We'd be willing to ignore all the aforementioned criticisms because the GTI is such an entertaining car to drive. But the touch controls are a step too far. This infotainment system debuted on the electric ID.4, where we didn't have as large a gripe with it because VW promised us it would improve via over-the-air updates. It hasn't. Watch the video above to see just how frustratingly complicated the system is to the average user who isn't hopping between the latest cars on a regular basis, as pictures paint a clearer image.
In short, the screen doesn't have any physical controls for the climate or audio, requiring drivers to interact with the touchscreen or sliders below. Other automakers have made this work, but the GTI's screen isn't large enough, requiring trips to separate menus taking you away from your original task. Those sliders offer quicker access to temperature and volume adjustment but are finicky to use while moving and aren't backlit at night.

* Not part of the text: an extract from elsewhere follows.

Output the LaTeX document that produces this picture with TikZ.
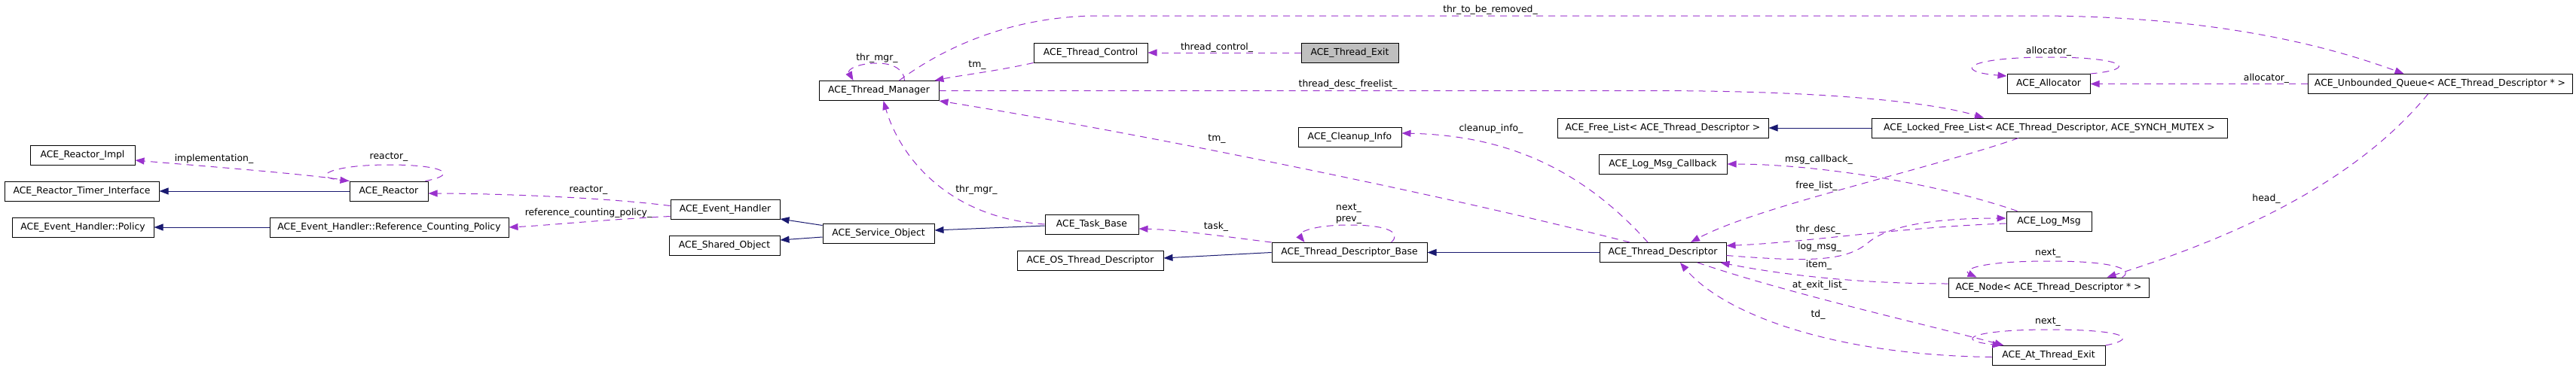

There are controls on the steering wheel, but those use a weird combination of haptic and physical input that feels more complicated than a conventional button.
We feel conflicted at this point because the GTI is among our favorite automotive nameplates in history, and we love driving the new Mk8 model. However, we became so frustrated with our tester during just one week, we can't imagine living with the car when so many good performance options now exist at a lower price. Even if the infotainment worked as intended (it crashed on us three times during the week), the severe cost-cutting inside left us with a sour taste for this new GTI.
There's still a lot to love here; the styling, feature content, and driving enjoyment are all huge improvements over the outgoing Mk7. With an emergency refresh to add some buttons and knobs while getting rid of some hard-touch surfaces, the GTI could once again feel like the best all-around performance car in the world. Please VW, make it happen.